A central concern for the RBI is the circumvention of repatriation rules under the Liberalised Remittance Scheme (LRS). The LRS allows Indian residents to remit up to USD 250,000 per financial year for permissible purposes, including gifts. However, issues arise when the proceeds of foreign investments are gifted directly to NRI children without repatriating the funds back to India, which violates the spirit of the LRS. According to the RBI's guidelines, sale proceeds must be repatriated to India within 180 days, or reinvested abroad, failing which penalties may apply under the Foreign Exchange Management Act (FEMA).

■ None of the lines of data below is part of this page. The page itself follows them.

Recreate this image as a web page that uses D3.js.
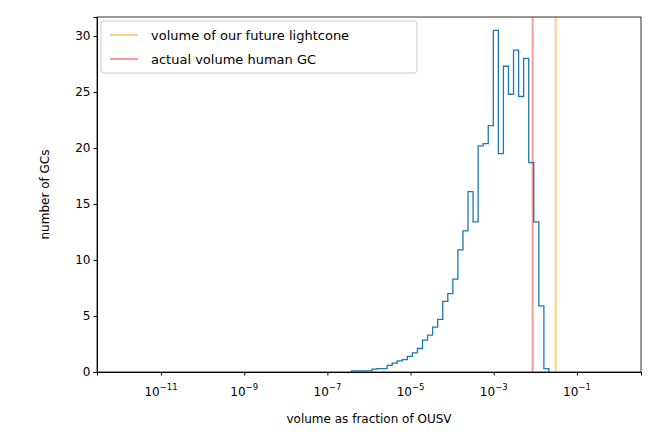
<!DOCTYPE html>
<html><head><meta charset="utf-8">
<script src="https://cdn.jsdelivr.net/npm/d3@7"></script>
<style>body{margin:0;background:#fff;font-family:"DejaVu Sans",sans-serif;}</style>
</head><body><div id="chart"></div>
<script>
// histogram bins in log10 space
const binStart = -6.416;
const binWidth = 0.1216;
const counts = [0.1,0.1,0.1,0.1,0.25,0.3,0.3,0.6,0.8,1.0,1.1,1.4,1.7,2.1,2.85,3.3,4.0,4.7,6.3,7.0,8.3,10.9,12.6,16.1,13.4,20.2,20.4,22.0,30.5,19.5,27.3,24.8,28.75,24.6,28.0,18.7,13.4,5.9,0.3];
const xTicks = [-11, -9, -7, -5, -3, -1];
const yTicks = [0, 5, 10, 15, 20, 25, 30];
const lightconeVol = Math.pow(10, -1.51);
const humanVol = Math.pow(10, -2.065);

const margin = { top: 17, right: 14, bottom: 66, left: 97 };
const w = 655 - margin.left - margin.right;
const h = 438 - margin.top - margin.bottom;

const svg = d3.select("#chart").append("svg")
    .attr("width", 655).attr("height", 438)
    .append("g")
    .attr("transform", `translate(${margin.left},${margin.top})`);

const x = d3.scaleLog().domain([Math.pow(10, -12.54), Math.pow(10, 0.54)]).range([0, w]);
const y = d3.scaleLinear().domain([0, 31.7]).range([h, 0]);

// step outline
const pts = [[Math.pow(10, binStart), 0]];
counts.forEach((c, i) => {
    pts.push([Math.pow(10, binStart + i * binWidth), c]);
    pts.push([Math.pow(10, binStart + (i + 1) * binWidth), c]);
});
pts.push([Math.pow(10, binStart + counts.length * binWidth), 0]);

svg.append("path")
    .attr("d", d3.line().x(d => x(d[0])).y(d => y(d[1]))(pts))
    .attr("fill", "none").attr("stroke", "#1f77b4").attr("stroke-width", 1.3);

svg.append("line").attr("x1", x(lightconeVol)).attr("x2", x(lightconeVol))
    .attr("y1", 0).attr("y2", h).attr("stroke", "orange").attr("stroke-opacity", 0.5).attr("stroke-width", 2);
svg.append("line").attr("x1", x(humanVol)).attr("x2", x(humanVol))
    .attr("y1", 0).attr("y2", h).attr("stroke", "red").attr("stroke-opacity", 0.4).attr("stroke-width", 2);

// axes
svg.append("g").attr("transform", `translate(0,${h})`)
    .call(d3.axisBottom(x).tickValues(xTicks.map(t => Math.pow(10, t))).tickFormat("").tickSizeOuter(0).tickSize(3.5));
xTicks.forEach(t => {
    const tx = svg.append("text").attr("x", x(Math.pow(10, t))).attr("y", h + 24)
        .attr("text-anchor", "middle").attr("font-size", 12).attr("fill", "#000");
    tx.append("tspan").text("10");
    tx.append("tspan").attr("dy", -6).attr("font-size", 8.5).text("\u2212" + Math.abs(t));
});
const yAxis = svg.append("g")
    .call(d3.axisLeft(y).tickValues(yTicks).tickSizeOuter(0).tickSize(3.5));
yAxis.selectAll("text").attr("font-size", 12).attr("font-family", "DejaVu Sans").attr("fill", "#000");
svg.append("rect").attr("width", w).attr("height", h).attr("fill", "none").attr("stroke", "#000").attr("stroke-width", 0.8);

svg.append("text").attr("x", w / 2).attr("y", h + 51).attr("text-anchor", "middle")
    .attr("font-size", 12).text("volume as fraction of OUSV");
svg.append("text").attr("transform", "rotate(-90)").attr("x", -h / 2).attr("y", -48)
    .attr("text-anchor", "middle").attr("font-size", 12).text("number of GCs");

// legend
const lg = svg.append("g").attr("transform", "translate(4,4)");
lg.append("rect").attr("width", 316).attr("height", 52).attr("rx", 3)
    .attr("fill", "#fff").attr("fill-opacity", 0.8).attr("stroke", "#ccc");
[["volume of our future lightcone", "orange", 0.5], ["actual volume human GC", "red", 0.4]].forEach((d, i) => {
    lg.append("line").attr("x1", 9).attr("x2", 37).attr("y1", 14 + i * 24).attr("y2", 14 + i * 24)
        .attr("stroke", d[1]).attr("stroke-opacity", d[2]).attr("stroke-width", 2);
    lg.append("text").attr("x", 50).attr("y", 19 + i * 24).attr("font-size", 13).text(d[0]);
});
</script>
</body></html>
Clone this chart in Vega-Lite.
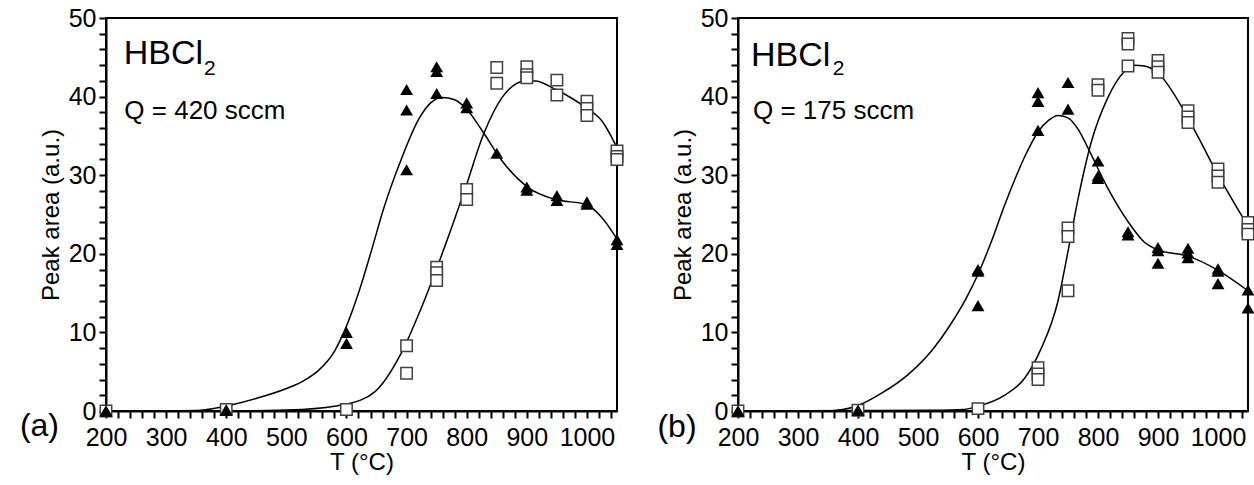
{
  "$schema": "https://vega.github.io/schema/vega-lite/v6.json",
  "padding": {"left": 18, "top": 5, "right": 0, "bottom": 0},
  "spacing": 29,
  "datasets": {
    "a_tri": [
      {"T":200,"v":0},{"T":200,"v":0},{"T":400,"v":0.15},{"T":400,"v":0.1},
      {"T":600,"v":10.0},{"T":600,"v":8.6},
      {"T":700,"v":40.9},{"T":700,"v":38.3},{"T":700,"v":30.7},
      {"T":750,"v":43.8},{"T":750,"v":43.2},{"T":750,"v":40.4},
      {"T":800,"v":39.2},{"T":800,"v":38.6},
      {"T":850,"v":32.8},
      {"T":900,"v":28.5},{"T":900,"v":28.1},
      {"T":950,"v":27.4},{"T":950,"v":26.8},
      {"T":1000,"v":26.6},{"T":1000,"v":26.3},
      {"T":1050,"v":21.8},{"T":1050,"v":21.2}
    ],
    "a_sq": [
      {"T":200,"v":0},{"T":400,"v":0.2},{"T":600,"v":0.2},
      {"T":700,"v":8.3},{"T":700,"v":4.8},
      {"T":750,"v":18.3},{"T":750,"v":17.6},{"T":750,"v":16.6},
      {"T":800,"v":28.2},{"T":800,"v":26.9},
      {"T":850,"v":43.7},{"T":850,"v":41.7},
      {"T":900,"v":43.8},{"T":900,"v":42.8},{"T":900,"v":42.4},
      {"T":950,"v":42.1},{"T":950,"v":40.2},
      {"T":1000,"v":39.4},{"T":1000,"v":38.5},{"T":1000,"v":37.6},
      {"T":1050,"v":33.1},{"T":1050,"v":32.4},{"T":1050,"v":32.0}
    ],
    "a_fit_tri": [
      {"T":200,"v":0},{"T":300,"v":0},{"T":350,"v":0.05},{"T":398,"v":0.6},{"T":450,"v":1.6},
      {"T":498,"v":2.8},{"T":530,"v":3.9},{"T":554,"v":5.2},{"T":580,"v":7.6},{"T":600,"v":10.8},
      {"T":620,"v":15.0},{"T":640,"v":20.0},{"T":662,"v":25.8},{"T":692,"v":32.2},{"T":720,"v":37.1},
      {"T":740,"v":39.2},{"T":759,"v":39.9},{"T":780,"v":39.6},
      {"T":800,"v":38.4},{"T":828,"v":35.4},{"T":859,"v":31.8},{"T":903,"v":28.4},{"T":948,"v":26.9},
      {"T":998,"v":26.3},{"T":1025,"v":24.6},{"T":1050,"v":21.9}
    ],
    "a_fit_sq": [
      {"T":200,"v":0},{"T":400,"v":0},{"T":526,"v":0.2},{"T":598,"v":0.85},{"T":648,"v":2.5},
      {"T":690,"v":7.2},{"T":726,"v":13.4},{"T":762,"v":20.6},{"T":798,"v":28.4},{"T":828,"v":35.2},
      {"T":859,"v":39.9},{"T":898,"v":42.0},{"T":914,"v":42.0},{"T":948,"v":40.9},{"T":998,"v":38.6},
      {"T":1025,"v":36.9},{"T":1050,"v":33.5}
    ],
    "b_tri": [
      {"T":200,"v":0},{"T":200,"v":0},{"T":400,"v":0.1},{"T":400,"v":0.1},
      {"T":600,"v":18.0},{"T":600,"v":17.8},{"T":600,"v":13.4},
      {"T":700,"v":40.5},{"T":700,"v":39.4},{"T":700,"v":35.7},
      {"T":750,"v":41.8},{"T":750,"v":38.4},
      {"T":800,"v":31.8},{"T":800,"v":29.9},{"T":800,"v":29.6},
      {"T":850,"v":22.8},{"T":850,"v":22.4},
      {"T":900,"v":20.8},{"T":900,"v":20.4},{"T":900,"v":18.8},
      {"T":950,"v":20.7},{"T":950,"v":20.1},{"T":950,"v":19.5},
      {"T":1000,"v":18.1},{"T":1000,"v":17.8},{"T":1000,"v":16.2},
      {"T":1050,"v":15.4},{"T":1050,"v":13.1}
    ],
    "b_sq": [
      {"T":200,"v":0},{"T":400,"v":0.1},{"T":600,"v":0.3},
      {"T":700,"v":5.5},{"T":700,"v":4.7},{"T":700,"v":4.0},
      {"T":750,"v":23.3},{"T":750,"v":22.2},{"T":750,"v":15.3},
      {"T":800,"v":41.5},{"T":800,"v":40.8},
      {"T":850,"v":47.4},{"T":850,"v":46.7},{"T":850,"v":43.9},
      {"T":900,"v":44.6},{"T":900,"v":43.8},{"T":900,"v":43.1},
      {"T":950,"v":38.2},{"T":950,"v":37.4},{"T":950,"v":36.7},
      {"T":1000,"v":30.8},{"T":1000,"v":29.9},{"T":1000,"v":29.1},
      {"T":1050,"v":24.0},{"T":1050,"v":23.1},{"T":1050,"v":22.5}
    ],
    "b_fit_tri": [
      {"T":200,"v":0},{"T":349,"v":0},{"T":400,"v":0.7},{"T":440,"v":2.3},{"T":483,"v":4.6},{"T":522,"v":7.6},
      {"T":555,"v":11.1},{"T":580,"v":14.3},{"T":600,"v":17.4},{"T":622,"v":21.5},{"T":644,"v":26.1},{"T":660,"v":29.2},
      {"T":680,"v":32.7},{"T":700,"v":35.5},{"T":718,"v":37.0},{"T":733,"v":37.6},{"T":750,"v":37.3},{"T":768,"v":35.7},
      {"T":783,"v":33.5},{"T":816,"v":28.4},
      {"T":850,"v":24.1},{"T":877,"v":21.5},{"T":900,"v":20.5},{"T":950,"v":19.7},{"T":1000,"v":17.9},
      {"T":1050,"v":15.3}
    ],
    "b_fit_sq": [
      {"T":200,"v":0},{"T":400,"v":0.05},{"T":522,"v":0.1},{"T":577,"v":0.2},{"T":600,"v":0.6},
      {"T":644,"v":2.0},{"T":677,"v":4.1},{"T":705,"v":7.9},{"T":733,"v":13.9},{"T":750,"v":20.3},
      {"T":766,"v":26.7},{"T":788,"v":34.0},{"T":816,"v":39.8},{"T":844,"v":43.2},{"T":860,"v":44.0},
      {"T":877,"v":43.9},{"T":900,"v":43.0},{"T":944,"v":38.1},{"T":966,"v":35.0},{"T":994,"v":30.9},
      {"T":1022,"v":27.1},{"T":1050,"v":23.5}
    ]
  },
  "hconcat": [
    {
      "width": 511,
      "height": 393,
      "encoding": {
        "x": {"field": "T", "type": "quantitative", "title": "T (°C)",
          "scale": {"domain": [200, 1050], "nice": false, "zero": false},
          "axis": {"values": [200,220,240,260,280,300,320,340,360,380,400,420,440,460,480,500,520,540,560,580,600,620,640,660,680,700,720,740,760,780,800,820,840,860,880,900,920,940,960,980,1000,1020,1040],
            "format": "d", "labelExpr": "datum.value % 100 === 0 ? datum.label : ''",
            "tickSize": 7}},
        "y": {"field": "v", "type": "quantitative", "title": "Peak area (a.u.)",
          "scale": {"domain": [0, 50], "nice": false},
          "axis": {"values": [0,2,4,6,8,10,12,14,16,18,20,22,24,26,28,30,32,34,36,38,40,42,44,46,48,50],
            "format": "d", "labelExpr": "datum.value % 10 === 0 ? datum.label : ''",
            "tickSize": 7}}
      },
      "layer": [
        {"data": {"name": "a_fit_tri"}, "mark": {"type": "line", "interpolate": "monotone", "color": "black", "strokeWidth": 1.5}},
        {"data": {"name": "a_fit_sq"}, "mark": {"type": "line", "interpolate": "monotone", "color": "black", "strokeWidth": 1.5}},
        {"data": {"name": "a_sq"}, "mark": {"type": "point", "shape": "square", "size": 130, "filled": false, "fill": "white", "fillOpacity": 1, "stroke": "#404040", "strokeWidth": 1.5, "opacity": 1}},
        {"data": {"name": "a_tri"}, "mark": {"type": "point", "shape": "triangle-up", "size": 165, "filled": true, "color": "black", "opacity": 1}},
        {"data": {"values": [{"T": 229.5, "v": 44.1, "label": "HBCl"}]}, "mark": {"type": "text", "fontSize": 34, "align": "left", "baseline": "alphabetic", "color": "black"}, "encoding": {"text": {"field": "label"}}},
        {"data": {"values": [{"T": 363, "v": 42.75, "label": "2"}]}, "mark": {"type": "text", "fontSize": 21, "align": "left", "baseline": "alphabetic", "color": "black"}, "encoding": {"text": {"field": "label"}}},
        {"data": {"values": [{"T": 230.5, "v": 37.1, "label": "Q = 420 sccm"}]}, "mark": {"type": "text", "fontSize": 26, "align": "left", "baseline": "alphabetic", "color": "black"}, "encoding": {"text": {"field": "label"}}},
        {"data": {"values": [{"T": 89.3, "v": -3.18, "label": "(a)"}]}, "mark": {"type": "text", "fontSize": 32, "align": "center", "baseline": "alphabetic", "color": "black"}, "encoding": {"text": {"field": "label"}}}
      ]
    },
    {
      "width": 510,
      "height": 393,
      "encoding": {
        "x": {"field": "T", "type": "quantitative", "title": "T (°C)",
          "scale": {"domain": [200, 1050], "nice": false, "zero": false},
          "axis": {"values": [200,220,240,260,280,300,320,340,360,380,400,420,440,460,480,500,520,540,560,580,600,620,640,660,680,700,720,740,760,780,800,820,840,860,880,900,920,940,960,980,1000,1020,1040],
            "format": "d", "labelExpr": "datum.value % 100 === 0 ? datum.label : ''",
            "tickSize": 7}},
        "y": {"field": "v", "type": "quantitative", "title": "Peak area (a.u.)",
          "scale": {"domain": [0, 50], "nice": false},
          "axis": {"values": [0,2,4,6,8,10,12,14,16,18,20,22,24,26,28,30,32,34,36,38,40,42,44,46,48,50],
            "format": "d", "labelExpr": "datum.value % 10 === 0 ? datum.label : ''",
            "tickSize": 7}}
      },
      "layer": [
        {"data": {"name": "b_fit_tri"}, "mark": {"type": "line", "interpolate": "monotone", "color": "black", "strokeWidth": 1.5}},
        {"data": {"name": "b_fit_sq"}, "mark": {"type": "line", "interpolate": "monotone", "color": "black", "strokeWidth": 1.5}},
        {"data": {"name": "b_sq"}, "mark": {"type": "point", "shape": "square", "size": 130, "filled": false, "fill": "white", "fillOpacity": 1, "stroke": "#404040", "strokeWidth": 1.5, "opacity": 1}},
        {"data": {"name": "b_tri"}, "mark": {"type": "point", "shape": "triangle-up", "size": 165, "filled": true, "color": "black", "opacity": 1}},
        {"data": {"values": [{"T": 221.7, "v": 43.9, "label": "HBCl"}]}, "mark": {"type": "text", "fontSize": 34, "align": "left", "baseline": "alphabetic", "color": "black"}, "encoding": {"text": {"field": "label"}}},
        {"data": {"values": [{"T": 358, "v": 42.7, "label": "2"}]}, "mark": {"type": "text", "fontSize": 21, "align": "left", "baseline": "alphabetic", "color": "black"}, "encoding": {"text": {"field": "label"}}},
        {"data": {"values": [{"T": 225, "v": 37.1, "label": "Q = 175 sccm"}]}, "mark": {"type": "text", "fontSize": 26, "align": "left", "baseline": "alphabetic", "color": "black"}, "encoding": {"text": {"field": "label"}}},
        {"data": {"values": [{"T": 98.3, "v": -3.3, "label": "(b)"}]}, "mark": {"type": "text", "fontSize": 32, "align": "center", "baseline": "alphabetic", "color": "black"}, "encoding": {"text": {"field": "label"}}}
      ]
    }
  ],
  "config": {
    "font": "Liberation Sans",
    "view": {"stroke": "black", "strokeWidth": 2},
    "text": {"font": "Liberation Sans"},
    "axis": {
      "grid": false, "ticks": true,
      "domainColor": "black", "domainWidth": 2,
      "tickColor": "black", "tickWidth": 2, "tickOpacity": 1,
      "labelFont": "Liberation Sans", "labelFontSize": 25, "labelColor": "black",
      "labelFlush": false, "labelOverlap": false,
      "titleFont": "Liberation Sans", "titleFontSize": 24, "titleFontWeight": "normal", "titleColor": "black"
    },
    "axisY": {"titlePadding": 5, "labelPadding": 3},
    "axisX": {"titlePadding": 0, "labelPadding": 7}
  }
}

Tax implications further complicate offshore gifting. While gifts from Indian residents to close relatives like children are exempt from tax, gifts exceeding INR 50,000 from non-relatives are taxable. NRIs receiving such gifts must also be aware of tax obligations in their country of residence. For instance, in the U.S., gifts above the annual exclusion limit could require the filing of gift tax forms, adding another layer of complexity to cross-border gifting.
To comply with RBI regulations and ensure tax efficiency, individuals must repatriate funds within the stipulated 180-day period, utilize the LRS to remit up to USD 250,000 per financial year, and maintain proper documentation, including a gift deed where applicable. Consulting with legal and financial experts is recommended to navigate the regulatory landscape and avoid penalties.